GIVEN EXERCISE >>
Copy the lines of the data below exactly, starting at the first and stopping after the line that contains "(0,0) rectangle (763,1018);"; include no pictures.

DATASET EXCERPT >>

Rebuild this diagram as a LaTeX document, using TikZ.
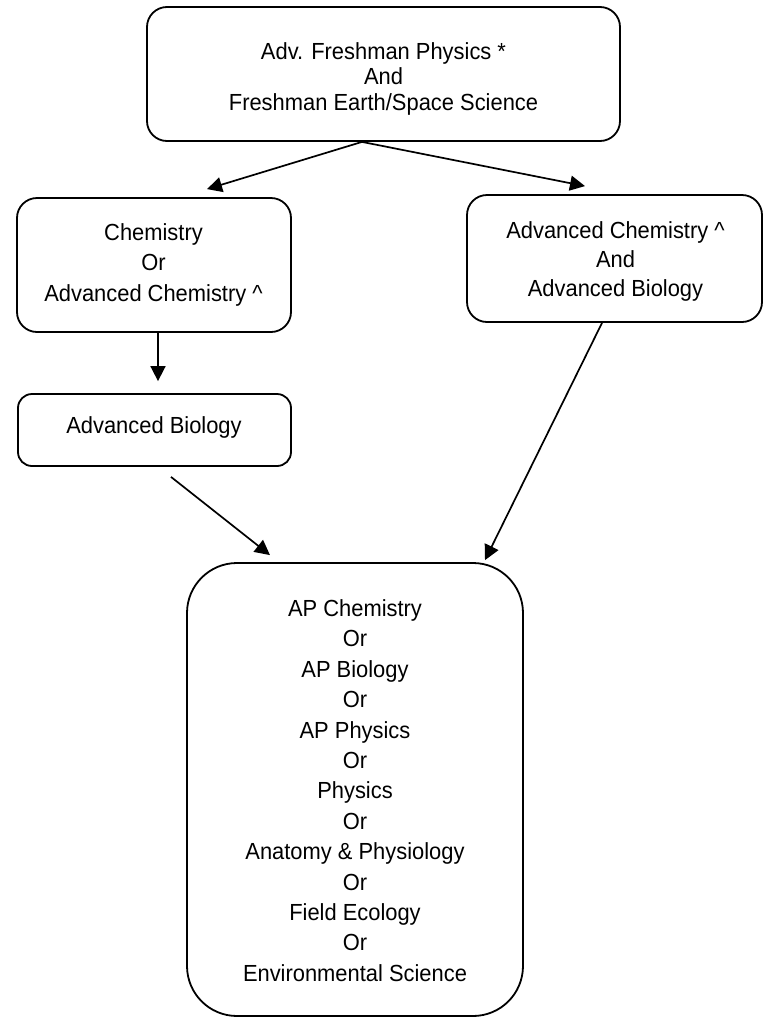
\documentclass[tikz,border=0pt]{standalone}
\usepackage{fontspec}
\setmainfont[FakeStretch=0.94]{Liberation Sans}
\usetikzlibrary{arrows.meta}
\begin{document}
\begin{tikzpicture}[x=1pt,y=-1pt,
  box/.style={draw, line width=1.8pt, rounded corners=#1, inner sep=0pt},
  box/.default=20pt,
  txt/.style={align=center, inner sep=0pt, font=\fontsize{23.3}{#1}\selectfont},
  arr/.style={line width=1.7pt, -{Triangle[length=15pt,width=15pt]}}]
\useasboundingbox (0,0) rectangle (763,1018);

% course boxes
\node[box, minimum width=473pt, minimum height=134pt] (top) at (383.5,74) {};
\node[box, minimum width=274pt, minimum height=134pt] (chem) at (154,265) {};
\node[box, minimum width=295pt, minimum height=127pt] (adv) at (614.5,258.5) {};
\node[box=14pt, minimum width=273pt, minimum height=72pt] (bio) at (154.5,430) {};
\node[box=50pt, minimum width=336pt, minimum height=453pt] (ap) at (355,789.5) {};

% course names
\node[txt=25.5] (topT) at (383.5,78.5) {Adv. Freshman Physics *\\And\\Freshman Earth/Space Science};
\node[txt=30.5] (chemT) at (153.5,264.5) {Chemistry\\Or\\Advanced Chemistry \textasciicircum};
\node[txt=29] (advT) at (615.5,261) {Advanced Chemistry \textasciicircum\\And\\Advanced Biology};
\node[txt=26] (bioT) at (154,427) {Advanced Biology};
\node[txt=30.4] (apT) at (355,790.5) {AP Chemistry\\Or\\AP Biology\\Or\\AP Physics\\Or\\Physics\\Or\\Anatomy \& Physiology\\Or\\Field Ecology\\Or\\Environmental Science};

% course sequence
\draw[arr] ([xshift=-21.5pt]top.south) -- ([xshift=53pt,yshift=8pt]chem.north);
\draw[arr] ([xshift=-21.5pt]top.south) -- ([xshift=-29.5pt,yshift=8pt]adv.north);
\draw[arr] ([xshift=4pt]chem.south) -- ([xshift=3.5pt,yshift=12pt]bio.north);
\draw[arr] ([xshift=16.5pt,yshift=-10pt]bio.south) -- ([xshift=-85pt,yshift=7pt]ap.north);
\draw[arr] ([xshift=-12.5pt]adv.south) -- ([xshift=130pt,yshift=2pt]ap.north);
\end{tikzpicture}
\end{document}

EXERCISE RESPONSE >>
Rebuild this diagram as a LaTeX document, using TikZ.
\documentclass[tikz,border=0pt]{standalone}
\usepackage{fontspec}
\setmainfont[FakeStretch=0.94]{Liberation Sans}
\usetikzlibrary{arrows.meta}
\begin{document}
\begin{tikzpicture}[x=1pt,y=-1pt,
  box/.style={draw, line width=1.8pt, rounded corners=#1, inner sep=0pt},
  box/.default=20pt,
  txt/.style={align=center, inner sep=0pt, font=\fontsize{23.3}{#1}\selectfont},
  arr/.style={line width=1.7pt, -{Triangle[length=15pt,width=15pt]}}]
\useasboundingbox (0,0) rectangle (763,1018);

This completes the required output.